:: WRITTEN REQUEST ::
Can you transcribe the data exactly? Leave the pictures out.

━━ DATA PROVIDED

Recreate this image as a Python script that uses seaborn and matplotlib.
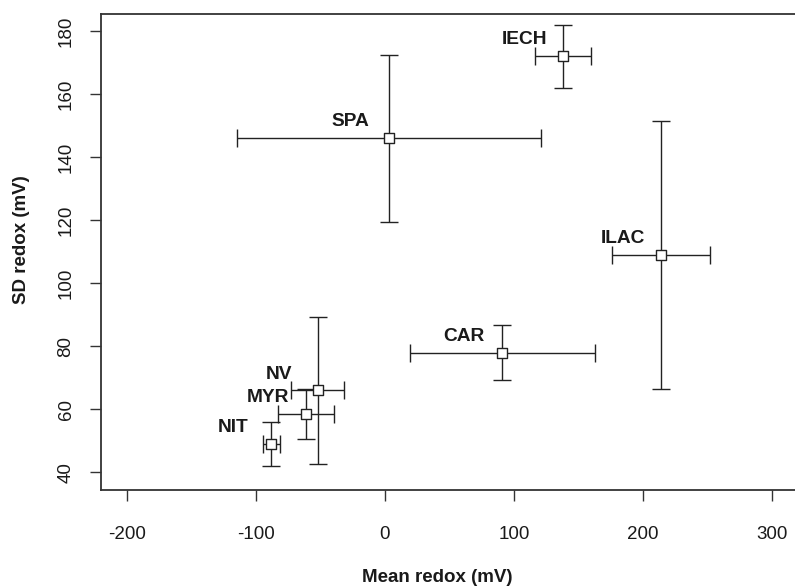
import matplotlib
matplotlib.use("Agg")
import matplotlib.pyplot as plt
import seaborn as sns
import pandas as pd

# ---- data ----
sites = ["IECH", "SPA", "ILAC", "CAR", "NV", "MYR", "NIT"]
mean_redox = [138, 3, 214, 91, -52, -61, -88]
sd_redox = [172, 146, 109, 78, 66, 58.5, 49]
mean_err = [21.5, 118, 38, 71.5, 20.5, 21.5, 6.6]
sd_err = [10, 26.5, 42.5, 8.8, 23.3, 7.8, 7]
x_ticks = [-200, -100, 0, 100, 200, 300]
y_ticks = [40, 60, 80, 100, 120, 140, 160, 180]

df = pd.DataFrame({"site": sites, "mean": mean_redox, "sd": sd_redox,
                   "xerr": mean_err, "yerr": sd_err})

sns.set_theme(style="white")
plt.rcParams["font.family"] = ["Liberation Sans", "DejaVu Sans"]

fig = plt.figure(figsize=(7.95, 5.88), dpi=100)
W, H = 795, 588
left, right, top, bottom = 101, 798, 13.5, 490
ax = fig.add_axes([left / W, 1 - bottom / H, (right - left) / W, (bottom - top) / H])

ink = "#1a1a1a"
ax.errorbar(df["mean"], df["sd"], xerr=df["xerr"], yerr=df["yerr"], fmt="none",
            ecolor="#222222", elinewidth=1.0, capsize=6.5, capthick=1.0, zorder=2)
sns.scatterplot(data=df, x="mean", y="sd", marker="s", s=48, color="white",
                edgecolor="#222222", linewidth=1.0, zorder=3, ax=ax, legend=False)

for _, r in df.iterrows():
    ax.text(r["mean"] - 30, r["sd"] + 5.2, r["site"], ha="center", va="center",
            fontsize=13.8, fontweight="bold", color=ink, zorder=4)

ax.set_xlim(-220, 320)
ax.set_ylim(34.4, 185.6)
ax.set_xticks(x_ticks)
ax.set_yticks(y_ticks)
ax.set_xticklabels([str(v) for v in x_ticks])
ax.set_yticklabels([str(v) for v in y_ticks], rotation=90, va="center")

for s in ax.spines.values():
    s.set_color("#333333")
    s.set_linewidth(1.3)

ax.tick_params(axis="x", direction="out", length=8, width=1.0, color="#333333",
               pad=18, labelsize=13.5, labelcolor=ink, bottom=True)
ax.tick_params(axis="y", direction="out", length=8, width=1.0, color="#333333",
               pad=11, labelsize=13.5, labelcolor=ink, left=True)

ax.set_xlabel("Mean redox (mV)", fontsize=13.5, fontweight="bold", color=ink)
ax.set_ylabel("SD redox (mV)", fontsize=13.5, fontweight="bold", color=ink)
ax.xaxis.label.set_va("center")
ax.yaxis.label.set_va("center")
ax.xaxis.set_label_coords((437 - left) / (right - left), -(578 - bottom) / (bottom - top))
ax.yaxis.set_label_coords(-(left - 22) / (right - left), (bottom - 240) / (bottom - top))

fig.savefig("out.png", dpi=100)
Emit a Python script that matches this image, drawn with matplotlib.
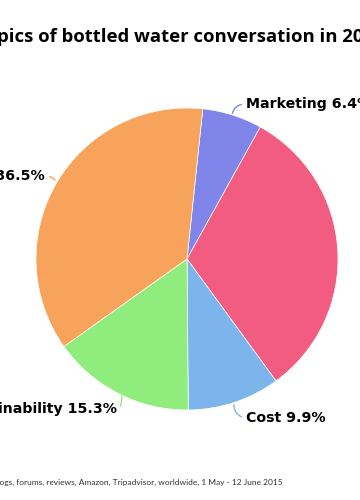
import matplotlib
matplotlib.use("Agg")
from matplotlib import pyplot as plt

# data (clockwise, Marketing first)
topics = ['Marketing', 'Taste', 'Cost', 'Sustainability', 'Health']
shares = [6.4, 31.9, 9.9, 15.3, 36.5]
colors = ['#8085e9', '#f15c80', '#7cb5ec', '#90ed7d', '#f7a35c']

title = 'Topics of bottled water conversation in 2015'
source = 'Source: Twitter, blogs, forums, reviews, Amazon, Tripadvisor, worldwide, 1 May - 12 June 2015'

W, H = 360, 500
fig = plt.figure(figsize=(W / 100, H / 100), dpi=100)
ax = fig.add_axes([0, 0, 1, 1])

cx, cy, r = 187, H - 259, 151
wedges, _ = ax.pie(shares, colors=colors, startangle=84, counterclock=False,
                   center=(cx, cy), radius=r, frame=True,
                   wedgeprops=dict(edgecolor='white', linewidth=0.5))
ax.set_xlim(0, W)
ax.set_ylim(0, H)
ax.set_aspect('equal')
ax.axis('off')

# label placement (pixel coords from top) : text anchor, alignment, connector start
labels = [
    ((246, 104), 'left', (232, 116), 'arc3,rad=-0.4'),
    ((364, 248), 'left', (338, 249), 'arc3,rad=0'),
    ((246, 418), 'left', (234, 402), 'arc3,rad=0.4'),
    ((117, 409), 'right', (121, 393), 'arc3,rad=-0.2'),
    ((45, 176), 'right', (57, 182), 'arc3,rad=0.2'),
]
for (name, val, col, (pos, ha, edge, cs)) in zip(topics, shares, colors, labels):
    tx, ty = pos
    end_x = tx - 2 if ha == 'left' else tx + 2
    ax.annotate('', xy=(end_x, H - ty), xytext=(edge[0], H - edge[1]),
                arrowprops=dict(arrowstyle='-', color=col, lw=1, connectionstyle=cs))
    ax.text(tx, H - ty, f'{name} {val}%', ha=ha, va='center',
            fontsize=10.2, fontweight='bold', color='#000000', family='DejaVu Sans')

fig.text(0.5, 1 - 37 / H, title, ha='center', va='center',
         fontsize=13.3, fontweight='bold', color='#000000', family='Open Sans')
fig.text(283 / W, 1 - 482 / H, source, ha='right', va='center',
         fontsize=6.0, color='#333333', family='Lato')

fig.savefig('out.png', dpi=100)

━━━━

:: THE REPLY ::
Recreate this image as a Python script that uses seaborn and matplotlib.
import matplotlib
matplotlib.use("Agg")
import matplotlib.pyplot as plt
import seaborn as sns
import pandas as pd

# ---- data ----
sites = ["IECH", "SPA", "ILAC", "CAR", "NV", "MYR", "NIT"]
mean_redox = [138, 3, 214, 91, -52, -61, -88]
sd_redox = [172, 146, 109, 78, 66, 58.5, 49]
mean_err = [21.5, 118, 38, 71.5, 20.5, 21.5, 6.6]
sd_err = [10, 26.5, 42.5, 8.8, 23.3, 7.8, 7]
x_ticks = [-200, -100, 0, 100, 200, 300]
y_ticks = [40, 60, 80, 100, 120, 140, 160, 180]

df = pd.DataFrame({"site": sites, "mean": mean_redox, "sd": sd_redox,
                   "xerr": mean_err, "yerr": sd_err})

sns.set_theme(style="white")
plt.rcParams["font.family"] = ["Liberation Sans", "DejaVu Sans"]

fig = plt.figure(figsize=(7.95, 5.88), dpi=100)
W, H = 795, 588
left, right, top, bottom = 101, 798, 13.5, 490
ax = fig.add_axes([left / W, 1 - bottom / H, (right - left) / W, (bottom - top) / H])

ink = "#1a1a1a"
ax.errorbar(df["mean"], df["sd"], xerr=df["xerr"], yerr=df["yerr"], fmt="none",
            ecolor="#222222", elinewidth=1.0, capsize=6.5, capthick=1.0, zorder=2)
sns.scatterplot(data=df, x="mean", y="sd", marker="s", s=48, color="white",
                edgecolor="#222222", linewidth=1.0, zorder=3, ax=ax, legend=False)

for _, r in df.iterrows():
    ax.text(r["mean"] - 30, r["sd"] + 5.2, r["site"], ha="center", va="center",
            fontsize=13.8, fontweight="bold", color=ink, zorder=4)

ax.set_xlim(-220, 320)
ax.set_ylim(34.4, 185.6)
ax.set_xticks(x_ticks)
ax.set_yticks(y_ticks)
ax.set_xticklabels([str(v) for v in x_ticks])
ax.set_yticklabels([str(v) for v in y_ticks], rotation=90, va="center")

for s in ax.spines.values():
    s.set_color("#333333")
    s.set_linewidth(1.3)

ax.tick_params(axis="x", direction="out", length=8, width=1.0, color="#333333",
               pad=18, labelsize=13.5, labelcolor=ink, bottom=True)
ax.tick_params(axis="y", direction="out", length=8, width=1.0, color="#333333",
               pad=11, labelsize=13.5, labelcolor=ink, left=True)

ax.set_xlabel("Mean redox (mV)", fontsize=13.5, fontweight="bold", color=ink)
ax.set_ylabel("SD redox (mV)", fontsize=13.5, fontweight="bold", color=ink)
ax.xaxis.label.set_va("center")
ax.yaxis.label.set_va("center")
ax.xaxis.set_label_coords((437 - left) / (right - left), -(578 - bottom) / (bottom - top))
ax.yaxis.set_label_coords(-(left - 22) / (right - left), (bottom - 240) / (bottom - top))

fig.savefig("out.png", dpi=100)
Emit a Python script that matches this image, drawn with matplotlib.
import matplotlib
matplotlib.use("Agg")
from matplotlib import pyplot as plt

# data (clockwise, Marketing first)
topics = ['Marketing', 'Taste', 'Cost', 'Sustainability', 'Health']
shares = [6.4, 31.9, 9.9, 15.3, 36.5]
colors = ['#8085e9', '#f15c80', '#7cb5ec', '#90ed7d', '#f7a35c']

title = 'Topics of bottled water conversation in 2015'
source = 'Source: Twitter, blogs, forums, reviews, Amazon, Tripadvisor, worldwide, 1 May - 12 June 2015'

W, H = 360, 500
fig = plt.figure(figsize=(W / 100, H / 100), dpi=100)
ax = fig.add_axes([0, 0, 1, 1])

cx, cy, r = 187, H - 259, 151
wedges, _ = ax.pie(shares, colors=colors, startangle=84, counterclock=False,
                   center=(cx, cy), radius=r, frame=True,
                   wedgeprops=dict(edgecolor='white', linewidth=0.5))
ax.set_xlim(0, W)
ax.set_ylim(0, H)
ax.set_aspect('equal')
ax.axis('off')

# label placement (pixel coords from top) : text anchor, alignment, connector start
labels = [
    ((246, 104), 'left', (232, 116), 'arc3,rad=-0.4'),
    ((364, 248), 'left', (338, 249), 'arc3,rad=0'),
    ((246, 418), 'left', (234, 402), 'arc3,rad=0.4'),
    ((117, 409), 'right', (121, 393), 'arc3,rad=-0.2'),
    ((45, 176), 'right', (57, 182), 'arc3,rad=0.2'),
]
for (name, val, col, (pos, ha, edge, cs)) in zip(topics, shares, colors, labels):
    tx, ty = pos
    end_x = tx - 2 if ha == 'left' else tx + 2
    ax.annotate('', xy=(end_x, H - ty), xytext=(edge[0], H - edge[1]),
                arrowprops=dict(arrowstyle='-', color=col, lw=1, connectionstyle=cs))
    ax.text(tx, H - ty, f'{name} {val}%', ha=ha, va='center',
            fontsize=10.2, fontweight='bold', color='#000000', family='DejaVu Sans')

fig.text(0.5, 1 - 37 / H, title, ha='center', va='center',
         fontsize=13.3, fontweight='bold', color='#000000', family='Open Sans')
fig.text(283 / W, 1 - 482 / H, source, ha='right', va='center',
         fontsize=6.0, color='#333333', family='Lato')

fig.savefig('out.png', dpi=100)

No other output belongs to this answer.